▶ Your instructions: Leaving out every picture, retype the lines below from the top through the one that contains "25, 38, 14, 125, 16, 113, 47];".

▶ Provided material:
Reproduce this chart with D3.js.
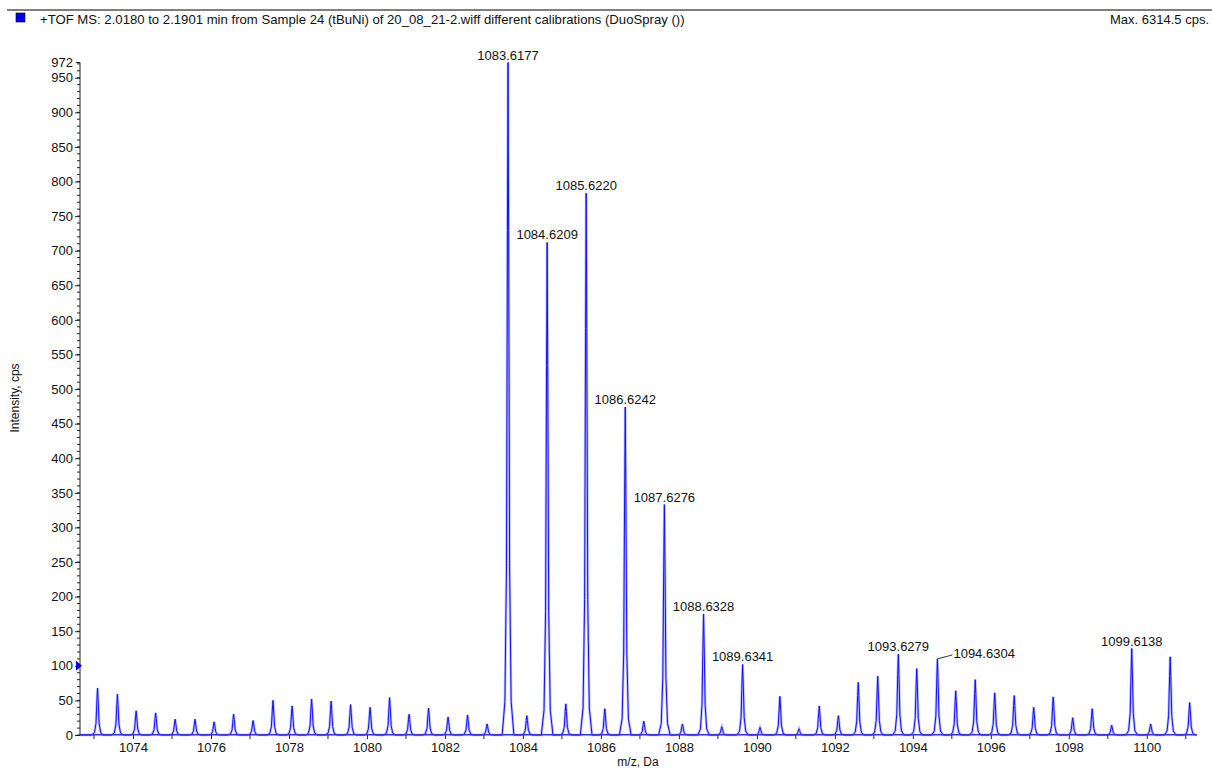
<!DOCTYPE html>
<html>
<head>
<meta charset="utf-8">
<script src="https://cdn.jsdelivr.net/npm/d3@7"></script>
<style>
  body { margin: 0; background: #fff; }
  svg text { font-family: "Liberation Sans", Arial, sans-serif; fill: #111; }
</style>
</head>
<body>
<svg id="chart" width="1212" height="768"></svg>
<script>
// peak apex positions (m/z) and heights (cps)
var peakMz = [1073.09, 1073.60, 1074.08, 1074.58, 1075.08, 1075.59, 1076.08, 1076.58, 1077.08, 1077.59,
              1078.08, 1078.58, 1079.08, 1079.58, 1080.08, 1080.58, 1081.08, 1081.58, 1082.08, 1082.58,
              1083.08, 1083.6177, 1084.10, 1084.6209, 1085.10, 1085.6220, 1086.10, 1086.6242, 1087.10, 1087.6276,
              1088.09, 1088.6328, 1089.10, 1089.6341, 1090.08, 1090.59, 1091.08, 1091.60, 1092.09, 1092.60,
              1093.10, 1093.6279, 1094.10, 1094.6304, 1095.10, 1095.60, 1096.10, 1096.60, 1097.10, 1097.60,
              1098.10, 1098.60, 1099.10, 1099.6138, 1100.10, 1100.60, 1101.10];
var peakInt = [68, 59, 35, 32, 23, 23, 19, 30, 21, 50,
               42, 52, 49, 44, 40, 54, 30, 39, 26, 29,
               16, 972, 28, 712, 45, 783, 38, 474, 20, 333,
               16, 175, 12, 102, 11, 56, 9, 42, 28, 76,
               85, 117, 96, 110, 64, 80, 61, 57, 40, 55,
               25, 38, 14, 125, 16, 113, 47];

// annotated peaks
var labelMz = [1083.6177, 1084.6209, 1085.6220, 1086.6242, 1087.6276, 1088.6328, 1089.6341, 1093.6279, 1094.6304, 1099.6138];
var labelText = ["1083.6177", "1084.6209", "1085.6220", "1086.6242", "1087.6276", "1088.6328", "1089.6341", "1093.6279", "1094.6304", "1099.6138"];
var leaderLabels = ["1094.6304"];

var yTicks = [0, 50, 100, 150, 200, 250, 300, 350, 400, 450, 500, 550, 600, 650, 700, 750, 800, 850, 900, 950];
var yMax = 972;
var xTicks = [1074, 1076, 1078, 1080, 1082, 1084, 1086, 1088, 1090, 1092, 1094, 1096, 1098, 1100];

var titleText = "+TOF MS: 2.0180 to 2.1901 min from Sample 24 (tBuNi) of 20_08_21-2.wiff different calibrations (DuoSpray ())";
var maxText = "Max. 6314.5 cps.";

// profile of one peak: offset in Da, fraction of apex height
var peakShape = [[-0.15, 0], [-0.08, 0.05], [-0.04, 0.25], [-0.015, 0.75], [0, 1],
                 [0.015, 0.75], [0.04, 0.25], [0.08, 0.05], [0.15, 0]];

var svg = d3.select("#chart");

var x = d3.scaleLinear().domain([1072.64, 1101.28]).range([80, 1196.7]);
var y = d3.scaleLinear().domain([0, yMax]).range([735, 62.5]);

// header
svg.append("line").attr("x1", 7).attr("x2", 1212).attr("y1", 10).attr("y2", 10)
   .attr("stroke", "#555").attr("stroke-width", 1.5);
svg.append("rect").attr("x", 16).attr("y", 13).attr("width", 9).attr("height", 9)
   .attr("fill", "#0000ee").attr("stroke", "#000").attr("stroke-width", 0.6);
svg.append("text").attr("x", 40).attr("y", 24).style("font-size", "13.15px").text(titleText);
svg.append("text").attr("x", 1209).attr("y", 24).attr("text-anchor", "end")
   .style("font-size", "13px").text(maxText);

// build continuous profile
var pts = [[x.domain()[0], 0]];
peakMz.forEach(function(m, i) {
  peakShape.forEach(function(s) { pts.push([m + s[0], peakInt[i] * s[1]]); });
});
pts.push([x.domain()[1], 0]);

var line = d3.line().x(function(d) { return x(d[0]); }).y(function(d) { return y(d[1]); });

svg.append("path").datum(pts).attr("d", line)
   .attr("fill", "none").attr("stroke", "#8c8cff").attr("stroke-width", 2.6).attr("stroke-opacity", 0.6);
svg.append("path").datum(pts).attr("d", line)
   .attr("fill", "none").attr("stroke", "#1010ff").attr("stroke-width", 1);

// y axis
var yAxis = d3.axisLeft(y).tickValues(yTicks).tickSize(5).tickPadding(2);
var gy = svg.append("g").attr("transform", "translate(80,0)").call(yAxis);
gy.select(".domain").remove();
gy.append("line").attr("x1", 0).attr("x2", 0).attr("y1", y(yMax)).attr("y2", y(0)).attr("stroke", "#222");
gy.selectAll(".minor").data(d3.range(0, yMax, 10)).enter().append("line")
  .attr("class", "minor").attr("x1", -3).attr("x2", 0)
  .attr("y1", function(d) { return y(d); }).attr("y2", function(d) { return y(d); }).attr("stroke", "#222");
gy.append("line").attr("x1", -4).attr("x2", 0).attr("y1", y(yMax)).attr("y2", y(yMax)).attr("stroke", "#222");
gy.append("text").attr("x", -7).attr("y", y(yMax)).attr("dy", "0.32em").attr("text-anchor", "end")
  .style("font-size", "13px").text(yMax);
gy.selectAll("text").style("font-size", "13px").attr("fill", "#111");
gy.selectAll(".tick line").attr("stroke", "#222");

// marker at 100
svg.append("path").attr("d", "M76," + (y(100) - 5) + "L82," + y(100) + "L76," + (y(100) + 5) + "Z")
   .attr("fill", "#0000cc");

// x axis
var xAxis = d3.axisBottom(x).tickValues(xTicks).tickFormat(d3.format("d")).tickSize(4).tickPadding(4);
var gx = svg.append("g").attr("transform", "translate(0,735)").call(xAxis);
gx.select(".domain").remove();
gx.append("line").attr("x1", 80).attr("x2", 1196.7).attr("stroke", "#444");
gx.selectAll(".minor").data(d3.range(1073, 1102, 2)).enter().append("line")
  .attr("class", "minor").attr("y1", 0).attr("y2", 4)
  .attr("x1", function(d) { return x(d); }).attr("x2", function(d) { return x(d); }).attr("stroke", "#222");
gx.selectAll("text").style("font-size", "13px").attr("fill", "#111");
gx.selectAll(".tick line").attr("stroke", "#222");

// baseline drawn over the axis
svg.append("line").attr("x1", 80).attr("x2", 1196.7).attr("y1", y(0) - 0.5).attr("y2", y(0) - 0.5)
   .attr("stroke", "#3030ff").attr("stroke-width", 1);

// axis titles
svg.append("text").attr("x", 638).attr("y", 766).attr("text-anchor", "middle")
   .style("font-size", "12px").text("m/z, Da");
svg.append("text").attr("transform", "translate(19,398) rotate(-90)").attr("text-anchor", "middle")
   .style("font-size", "12px").text("Intensity, cps");

// peak labels
labelMz.forEach(function(m, i) {
  var h = peakInt[peakMz.indexOf(m)];
  var px = x(m), py = y(h);
  if (leaderLabels.indexOf(labelText[i]) >= 0) {
    svg.append("line").attr("x1", px).attr("y1", py).attr("x2", px + 15).attr("y2", py - 4)
       .attr("stroke", "#333");
    svg.append("text").attr("x", px + 16).attr("y", py - 1).style("font-size", "13px").text(labelText[i]);
  } else {
    svg.append("text").attr("x", px).attr("y", py - 3).attr("text-anchor", "middle")
       .style("font-size", "13px").text(labelText[i]);
  }
});
</script>
</body>
</html>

▶ Answer to the exercise:
Reproduce this chart with D3.js.
<!DOCTYPE html>
<html>
<head>
<meta charset="utf-8">
<script src="https://cdn.jsdelivr.net/npm/d3@7"></script>
<style>
  body { margin: 0; background: #fff; }
  svg text { font-family: "Liberation Sans", Arial, sans-serif; fill: #111; }
</style>
</head>
<body>
<svg id="chart" width="1212" height="768"></svg>
<script>
// peak apex positions (m/z) and heights (cps)
var peakMz = [1073.09, 1073.60, 1074.08, 1074.58, 1075.08, 1075.59, 1076.08, 1076.58, 1077.08, 1077.59,
              1078.08, 1078.58, 1079.08, 1079.58, 1080.08, 1080.58, 1081.08, 1081.58, 1082.08, 1082.58,
              1083.08, 1083.6177, 1084.10, 1084.6209, 1085.10, 1085.6220, 1086.10, 1086.6242, 1087.10, 1087.6276,
              1088.09, 1088.6328, 1089.10, 1089.6341, 1090.08, 1090.59, 1091.08, 1091.60, 1092.09, 1092.60,
              1093.10, 1093.6279, 1094.10, 1094.6304, 1095.10, 1095.60, 1096.10, 1096.60, 1097.10, 1097.60,
              1098.10, 1098.60, 1099.10, 1099.6138, 1100.10, 1100.60, 1101.10];
var peakInt = [68, 59, 35, 32, 23, 23, 19, 30, 21, 50,
               42, 52, 49, 44, 40, 54, 30, 39, 26, 29,
               16, 972, 28, 712, 45, 783, 38, 474, 20, 333,
               16, 175, 12, 102, 11, 56, 9, 42, 28, 76,
               85, 117, 96, 110, 64, 80, 61, 57, 40, 55,
               25, 38, 14, 125, 16, 113, 47];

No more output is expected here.